Le moral des ménages s'est dégradé en avril en France pour le 11e mois consécutif, un indicateur de mauvais augure pour la consommation même s'il montre ses signes de stabilisation. Calculé par l'Insee et publié mardi, l'indicateur résumé de l'opinion des ménages a reculé d'un point à -37 en données corrigées des variations saisonnières, un point bas sans précédent depuis que la série a commencé en janvier 1987. Ce chiffre, conforme à l'estimation moyenne de 27 économistes interrogés par Reuters, marque cependant une stabilisation depuis le mois de février puisqu'il n'a baissé que de deux points en trois mois, après une chute de 22 points sur les sept mois entre juin et janvier.
"Ce pourrait être le signe d'une certaine expectative", relève Mathieu Kaiser, économiste chez BNP Paribas, tout en notant que la statistique reste très faible. Le solde sur l'opportunité de faire des achats importants est ainsi demeuré stable à -28, au plus bas depuis mai 1997, "signe tangible que la prudence prévaut et que la consommation de biens durables devrait continuer de décélérer au cours des prochains mois", ajoute Mathieu Kaiser.

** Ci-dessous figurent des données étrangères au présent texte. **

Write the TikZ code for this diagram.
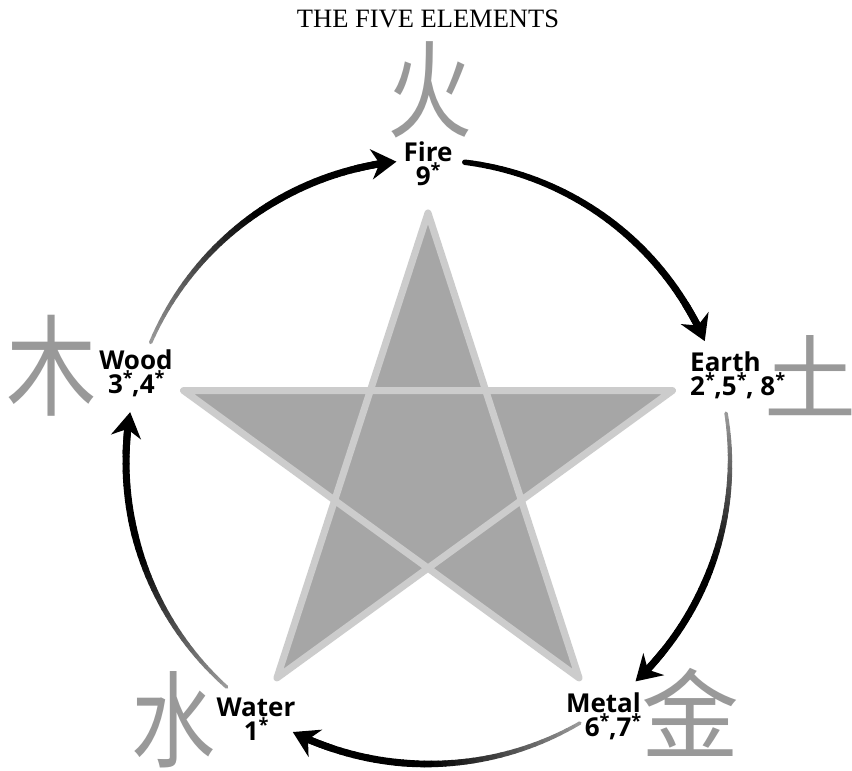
\documentclass[tikz,border=0pt]{standalone}
\usepackage{fontspec}
\setmainfont{Liberation Serif}
\newfontfamily\labelfont{Open Sans}
\newfontfamily\cjkfont{Noto Sans CJK SC}
\usetikzlibrary{arrows.meta}
\definecolor{starfill}{gray}{0.65}
\definecolor{starline}{gray}{0.80}
\definecolor{glyphgray}{gray}{0.60}
\newcommand\sta{\textsuperscript{*}\kern-0.04em}
\newcommand\rr{302}
% gradient arc: #1 start angle, #2 tip angle, #3 start black %, #4 start width
\newcommand\cyclearc[4]{%
  \pgfmathsetmacro\arcend{#2+3}%
  \foreach \i in {0,...,39}{%
    \pgfmathsetmacro\sa{#1+(\arcend-#1)*\i/40}%
    \pgfmathsetmacro\ea{#1+(\arcend-#1)*(\i+1)/40}%
    \pgfmathsetmacro\pc{min(100,#3+(100-#3)*\i/22)}%
    \pgfmathsetmacro\lw{min(7,#4+(7-#4)*\i/25)}%
    \draw[line width=\lw pt, line cap=round, draw=black!\pc!white]
      ([shift={(cc)}]\sa:\rr) arc[start angle=\sa, end angle=\ea, radius=\rr];
  }%
  \pgfmathsetmacro\tipstart{#2+8}%
  \draw[line width=7pt, -{Stealth[length=25pt,width=30pt,inset=8pt]}]
    ([shift={(cc)}]\tipstart:\rr) arc[start angle=\tipstart, end angle=#2, radius=\rr];
}
\tikzset{
  elabel/.style={font=\labelfont\bfseries\fontsize{26}{24}\selectfont, inner sep=0pt},
  glyph/.style={font=\cjkfont\fontsize{100}{100}\selectfont, text=glyphgray, inner sep=0pt},
}
\begin{document}
\begin{tikzpicture}[x=1pt,y=1pt]
\useasboundingbox (0,0) rectangle (852,771);
\fill[white] (0,0) rectangle (852,771);
% title
\node[font=\fontsize{26.5}{26.5}\selectfont, inner sep=0pt] (title) at (428,752) {THE FIVE ELEMENTS};
% centres
\coordinate (sc) at (428,301);
\coordinate (cc) at (428,309);
% star
\filldraw[fill=starfill, draw=starline, line width=7pt, line join=round]
  ([shift={(sc)}]90:257) -- ([shift={(sc)}]234:257) -- ([shift={(sc)}]18:257)
  -- ([shift={(sc)}]162:257) -- ([shift={(sc)}]306:257) -- cycle;
% glyphs
\node[glyph, font=\cjkfont\fontsize{106}{106}\selectfont, xscale=0.8] (gfire) at (430,681) {火};
\node[glyph, font=\cjkfont\fontsize{92}{92}\selectfont] (gearth) at (810,395) {土};
\node[glyph, font=\cjkfont\fontsize{98}{98}\selectfont] (gmetal) at (690,59) {金};
\node[glyph, font=\cjkfont\fontsize{105}{105}\selectfont, xscale=0.8] (gwater) at (173,51) {水};
\node[glyph, font=\cjkfont\fontsize{110}{110}\selectfont, xscale=0.82] (gwood) at (52,405) {木};
% labels
\node[elabel, align=center] (fire) at (428,607) {Fire\\9\sta};
\node[elabel, align=center] (wood) at (136,398) {Wood\\3\sta,4\sta};
\node[elabel, align=left, anchor=west] (earth) at (690,396) {Earth\\2\sta,5\sta, 8\sta};
\node[elabel, align=right, anchor=east] (metal) at (641,55) {Metal\\6\sta,7\sta};
\node[elabel, align=center] (water) at (256,52) {Water\\1\sta};
% cycle arrows
\cyclearc{156.7}{96}{40}{3.5}
\cyclearc{83}{23.6}{100}{5.5}
\cyclearc{9.3}{-46.6}{40}{3.5}
\cyclearc{-59.8}{-116.6}{40}{3.5}
\cyclearc{-131.8}{-189.5}{40}{3.5}
\end{tikzpicture}
\end{document}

Annoncée la semaine dernière, la baisse de 1,7% des achats de biens manufacturés en mars "n'est donc sans doute pas un accident de parcours", renchérit Nicolas Bouzou, du cabinet Asterès, en notant que les Français s'inquiètent aussi pour l'inflation qui a atteint 3,2% en mars. Si les perspectives relatives à la situation financière et au niveau de vie en France se sont dégradées de respectivement 2 et 3 points, l'opinion des ménages sur les perspectives d'évolution du chômage se sont améliorées sensiblement avec un solde relatif qui s'améliore à 3 contre 11, soit son plus faible niveau depuis juillet dernier.
Mathieu Kaiser, de BNP Paribas, relativise ce progrès. "Le freinage de l'activité, dont les premiers signes tangibles ont commencé à apparaître en mars, se traduira par des créations d'emplois moins nombreuses et une stabilisation du taux de chômage", juge-t-il. "Le deuxième semestre devrait donc voir la dégradation du marché de l'emploi s'ajouter à une inflation élevée, au resserrement des conditions de crédit et au ralentissement immobilier parmi les facteurs négatifs pour la consommation, qui enregistrera alors sans doute un freinage marqué", prédit l'économiste de BNP Paribas.
"Mais le premier trimestre a été encore relativement porteur et le deuxième verra le déblocage de la participation soutenir les dépenses des ménages", ajoute-t-il en tablant sur une croissance annuelle de près de 2% de la consommation. L'enquête sur l'opinion des ménages a été réalisée du 1er au 22 avril, soit avant l'intervention télévisée du président Nicolas Sarkozy le 24 avril dont l'impact ne peut donc être mesuré. "On peut toutefois affirmer que l'écart entre le volontarisme affiché du président et la réalité économique continue de diffuser un sentiment de frustration chez les ménages", avance Nicolas Bouzou.
La publication de la statistique sur les ménages a coïncidé avec l'enquête trimestrielle de l'Insee sur la conjoncture dans l'industrie, qui montre que la demande a plutôt bien résisté pendant les trois premiers mois de 2008. Le taux d'utilisation des capacités a toutefois reculé à 85,2% dans l'industrie manufacturière contre 86,1% au dernier trimestre 2007, soit son plus bas niveau depuis octobre, et les entreprises ont fait état d'une "détérioration sensible" de leur compétitivité sur l'ensemble des marchés. L'enquête montre aussi que les industriels prévoient un "ralentissement sensible" de la demande au deuxième trimestre et les perspectives d'exportation sont aussi en baisse.